GIVEN DATA:
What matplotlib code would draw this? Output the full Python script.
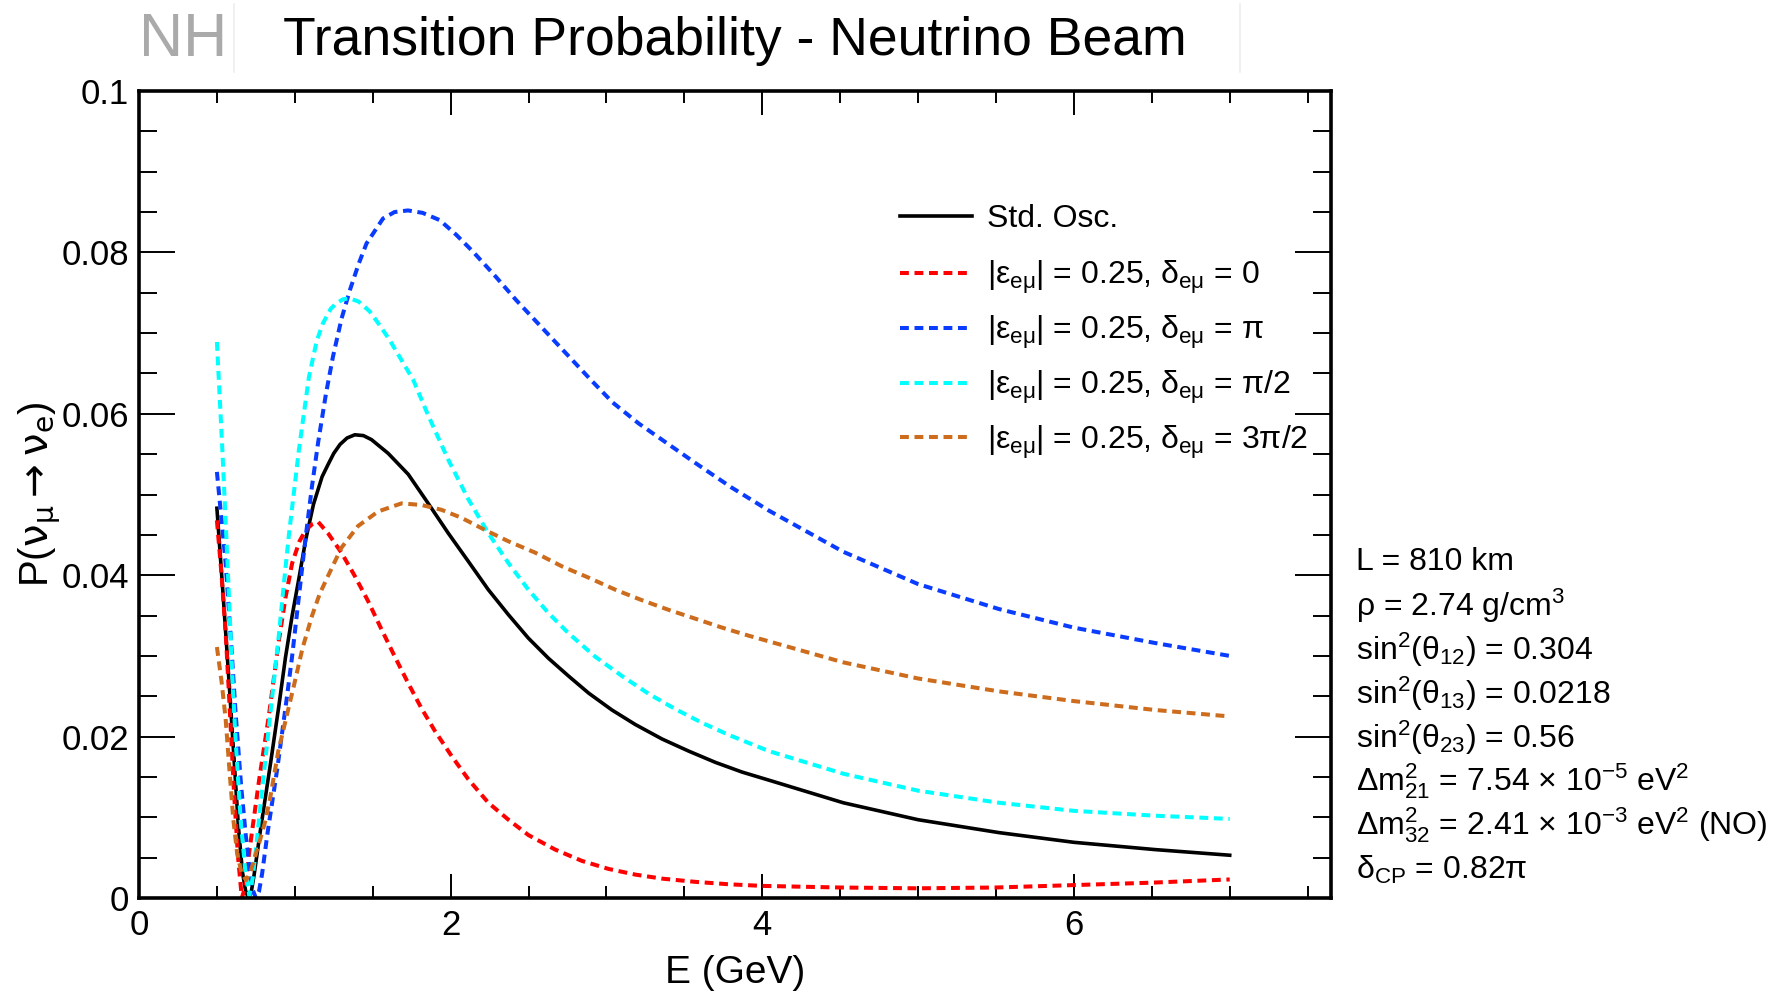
import matplotlib
matplotlib.use("Agg")
import matplotlib.pyplot as plt
from matplotlib.ticker import MultipleLocator

plt.rcParams['font.family'] = ['Liberation Sans', 'DejaVu Sans']
plt.rcParams['mathtext.fontset'] = 'custom'
plt.rcParams['mathtext.rm'] = 'Liberation Sans'
plt.rcParams['mathtext.it'] = 'Liberation Sans'
plt.rcParams['mathtext.sf'] = 'Liberation Sans'
plt.rcParams['mathtext.bf'] = 'Liberation Sans:bold'

# ---------------- data ----------------
E_std = [0.5, 0.54, 0.58, 0.61, 0.638, 0.664, 0.685, 0.703, 0.72, 0.739, 0.78, 0.845, 0.899,
         0.94, 0.983, 1.03, 1.07, 1.12, 1.175, 1.213, 1.25, 1.29, 1.335, 1.385, 1.44, 1.492,
         1.599, 1.728, 1.856, 1.985, 2.114, 2.242, 2.371, 2.499, 2.628, 2.757, 2.885, 3.035,
         3.185, 3.357, 3.528, 3.70, 3.871, 4.043, 4.52, 5.0, 5.52, 6.0, 6.52, 7.0]
P_std = [0.0483, 0.0375, 0.0262, 0.0172, 0.0088, 0.0032, 0.0008, 0.0, 0.0007, 0.0029, 0.0085,
         0.0168, 0.0240, 0.0298, 0.0350, 0.0400, 0.0444, 0.0488, 0.0522, 0.0537, 0.0551,
         0.0562, 0.0570, 0.0574, 0.0573, 0.0568, 0.0551, 0.0525, 0.0489, 0.0452, 0.0417,
         0.0382, 0.0351, 0.0322, 0.0297, 0.0275, 0.0254, 0.0233, 0.0215, 0.0197, 0.0182,
         0.0168, 0.0156, 0.0146, 0.0118, 0.0097, 0.0081, 0.0069, 0.0060, 0.0053]

E_d0 = [0.5, 0.53, 0.556, 0.585, 0.61, 0.635, 0.66, 0.685, 0.706, 0.77, 0.835, 0.897, 0.94,
        0.983, 1.03, 1.07, 1.11, 1.15, 1.213, 1.299, 1.385, 1.47, 1.556, 1.642, 1.728, 1.813,
        1.899, 2.006, 2.114, 2.242, 2.371, 2.499, 2.671, 2.842, 3.014, 3.185, 3.357, 3.571,
        3.786, 4.0, 4.5, 5.0, 5.5, 6.0, 6.5, 7.0]
P_d0 = [0.0468, 0.0400, 0.0330, 0.0225, 0.0130, 0.0052, 0.0, 0.0016, 0.0055, 0.0145, 0.0228,
        0.0318, 0.0372, 0.0415, 0.0442, 0.0456, 0.0463, 0.0466, 0.0452, 0.0428, 0.0399,
        0.0368, 0.0333, 0.0299, 0.0266, 0.0235, 0.0207, 0.0176, 0.0147, 0.0118, 0.0097,
        0.0078, 0.0060, 0.0046, 0.0036, 0.0029, 0.0024, 0.0020, 0.0017, 0.0015, 0.0013,
        0.0012, 0.0013, 0.0016, 0.0019, 0.0023]

E_dpi = [0.5, 0.53, 0.556, 0.59, 0.62, 0.655, 0.685, 0.71, 0.73, 0.75, 0.77, 0.79, 0.823,
         0.888, 0.95, 0.983, 1.03, 1.07, 1.11, 1.15, 1.20, 1.245, 1.30, 1.353, 1.41, 1.46,
         1.566, 1.64, 1.726, 1.82, 1.93, 2.035, 2.143, 2.28, 2.42, 2.58, 2.74, 2.9, 3.04,
         3.207, 3.4, 3.571, 3.8, 4.043, 4.52, 5.0, 5.52, 6.0, 6.52, 7.0]
P_dpi = [0.0528, 0.0468, 0.0415, 0.0320, 0.0229, 0.0140, 0.0078, 0.0035, 0.0010, 0.0, 0.0008,
         0.0030, 0.0078, 0.0161, 0.0250, 0.0300, 0.0380, 0.0448, 0.0510, 0.0565, 0.0625,
         0.0671, 0.0718, 0.0753, 0.0786, 0.0811, 0.0842, 0.0850, 0.0852, 0.0849, 0.0840,
         0.0822, 0.0801, 0.0772, 0.0741, 0.0708, 0.0675, 0.0642, 0.0614, 0.0588, 0.0562,
         0.0539, 0.0509, 0.0480, 0.0429, 0.0389, 0.0358, 0.0335, 0.0316, 0.0300]

E_dpi2 = [0.5, 0.534, 0.56, 0.577, 0.60, 0.62, 0.653, 0.684, 0.708, 0.73, 0.76, 0.785, 0.813,
          0.855, 0.897, 0.93, 0.962, 1.026, 1.09, 1.14, 1.18, 1.23, 1.267, 1.31, 1.353, 1.41,
          1.48, 1.54, 1.61, 1.68, 1.76, 1.856, 1.985, 2.114, 2.242, 2.371, 2.499, 2.628,
          2.757, 2.928, 3.10, 3.271, 3.443, 3.614, 3.786, 4.043, 4.52, 5.0, 5.52, 6.0, 6.52,
          7.0]
P_dpi2 = [0.0689, 0.0559, 0.0450, 0.0375, 0.0270, 0.0195, 0.0095, 0.0030, 0.0003, 0.0025,
          0.0078, 0.0125, 0.0175, 0.0250, 0.0325, 0.0390, 0.0450, 0.0555, 0.0645, 0.0690,
          0.0712, 0.0730, 0.0737, 0.0742, 0.0743, 0.0739, 0.0727, 0.0711, 0.0691, 0.0668,
          0.0642, 0.0598, 0.0543, 0.0494, 0.0452, 0.0415, 0.0382, 0.0353, 0.0328, 0.0299,
          0.0275, 0.0253, 0.0234, 0.0217, 0.0202, 0.0182, 0.0154, 0.0133, 0.0118, 0.0108,
          0.0102, 0.0098]

E_d3pi2 = [0.5, 0.53, 0.556, 0.58, 0.605, 0.63, 0.66, 0.688, 0.72, 0.75, 0.777, 0.81, 0.84,
           0.894, 0.947, 1.0, 1.05, 1.111, 1.16, 1.213, 1.299, 1.406, 1.535, 1.685, 1.814,
           1.942, 2.071, 2.221, 2.371, 2.542, 2.714, 2.885, 3.057, 3.228, 3.40, 3.572, 3.743,
           3.914, 4.043, 4.52, 5.0, 5.52, 6.0, 6.52, 7.0]
P_d3pi2 = [0.0311, 0.0268, 0.0222, 0.0160, 0.0098, 0.0055, 0.0030, 0.0022, 0.0035, 0.0055,
           0.0072, 0.0095, 0.0122, 0.0182, 0.0225, 0.0268, 0.0310, 0.0350, 0.0377, 0.0399,
           0.0434, 0.0461, 0.0479, 0.0489, 0.0487, 0.0481, 0.0471, 0.0456, 0.0442, 0.0428,
           0.0411, 0.0397, 0.0382, 0.0369, 0.0357, 0.0346, 0.0335, 0.0325, 0.0318, 0.0292,
           0.0272, 0.0256, 0.0244, 0.0233, 0.0225]

labels = ['Std. Osc.',
          r'$|ε_{eμ}|$ = 0.25, $δ_{eμ}$ = 0',
          r'$|ε_{eμ}|$ = 0.25, $δ_{eμ}$ = π',
          r'$|ε_{eμ}|$ = 0.25, $δ_{eμ}$ = π/2',
          r'$|ε_{eμ}|$ = 0.25, $δ_{eμ}$ = 3π/2']
colors = ['black', '#ff0000', '#0a3cff', '#00ffff', '#cc6c1c']

xtick_vals = [0, 2, 4, 6]
xtick_labels = ['0', '2', '4', '6']
ytick_vals = [0, 0.02, 0.04, 0.06, 0.08, 0.1]
ytick_labels = ['0', '0.02', '0.04', '0.06', '0.08', '0.1']

info_lines = [r'L = 810 km',
              r'ρ = 2.74 g/cm$^{3}$',
              r'sin$^{2}$(θ$_{12}$) = 0.304',
              r'sin$^{2}$(θ$_{13}$) = 0.0218',
              r'sin$^{2}$(θ$_{23}$) = 0.56',
              r'Δm$^{2}_{21}$ = 7.54 × 10$^{-5}$ eV$^{2}$',
              r'Δm$^{2}_{32}$ = 2.41 × 10$^{-3}$ eV$^{2}$ (NO)',
              r'δ$_{CP}$ = 0.82π']

# ---------------- figure ----------------
W, H = 1787, 991
fig = plt.figure(figsize=(W / 100, H / 100), dpi=100)
ax = fig.add_axes([139 / W, 1 - 898 / H, 1192 / W, 807 / H])

series = [(E_std, P_std), (E_d0, P_d0), (E_dpi, P_dpi), (E_dpi2, P_dpi2), (E_d3pi2, P_d3pi2)]
handles = []
for i, ((E, P), lab, col) in enumerate(zip(series, labels, colors)):
    if i == 0:
        h, = ax.plot(E, P, color=col, lw=2.6, label=lab, solid_joinstyle='round')
    else:
        h, = ax.plot(E, P, color=col, lw=2.9, label=lab, dashes=(2.2, 1.4))
    handles.append(h)

ax.set_xlim(0, 7.65)
ax.set_ylim(0, 0.1)
ax.set_xticks(xtick_vals, xtick_labels)
ax.set_yticks(ytick_vals, ytick_labels)
ax.xaxis.set_minor_locator(MultipleLocator(0.5))
ax.yaxis.set_minor_locator(MultipleLocator(0.005))
ax.tick_params(axis='both', which='both', direction='in', top=True, right=True,
               width=1.4, labelsize=25, colors='black')
ax.tick_params(axis='y', which='major', length=26, pad=7)
ax.tick_params(axis='y', which='minor', length=13)
ax.tick_params(axis='x', which='major', length=17, pad=8)
ax.tick_params(axis='x', which='minor', length=8.6)
for sp in ax.spines.values():
    sp.set_linewidth(2.6)

ax.set_xlabel('E (GeV)', fontsize=28, labelpad=9)
ax.set_ylabel(r'P($\mathrm{ν}_{\mathrm{μ}} \rightarrow \mathrm{ν}_{\mathrm{e}}$)', fontsize=29,
              labelpad=-1, math_fontfamily='dejavusans')

leg_kw = dict(bbox_transform=fig.transFigure, frameon=False, fontsize=23,
              handlelength=2.26, handletextpad=0.47, borderpad=0, borderaxespad=0)
leg1 = ax.legend(handles[:1], labels[:1], loc='center left',
                 bbox_to_anchor=(900 / W, 1 - 219 / H), **leg_kw)
ax.add_artist(leg1)
ax.legend(handles[1:], labels[1:], loc='center left',
          bbox_to_anchor=(900 / W, 1 - 360 / H), labelspacing=0.55, **leg_kw)

# title
fig.text(735 / W, 1 - 41 / H, 'Transition Probability - Neutrino Beam', fontsize=38.5,
         ha='center', va='center', color='black')
fig.text(139 / W, 1 - 41 / H, 'NH', fontsize=44, ha='left', va='center', color='#aaaaaa')
fig.add_artist(plt.Line2D([234 / W, 234 / W], [1 - 4 / H, 1 - 72 / H], color='#eeeeee', lw=1.2))
fig.add_artist(plt.Line2D([1240 / W, 1240 / W], [1 - 4 / H, 1 - 72 / H], color='#eeeeee', lw=1.2))

# parameter block
y0 = 561.5
dy = 44
for k, line in enumerate(info_lines):
    fig.text(1356 / W, 1 - (y0 + k * dy) / H, line, fontsize=23, ha='left', va='center')

fig.savefig('out.png', dpi=100)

DO THIS: Go through the listing above and locate each line that holds the word "matplotlib". Copy those lines.

REPLY TO THE TASK:
What matplotlib code would draw this? Output the full Python script.
import matplotlib
matplotlib.use("Agg")
import matplotlib.pyplot as plt
from matplotlib.ticker import MultipleLocator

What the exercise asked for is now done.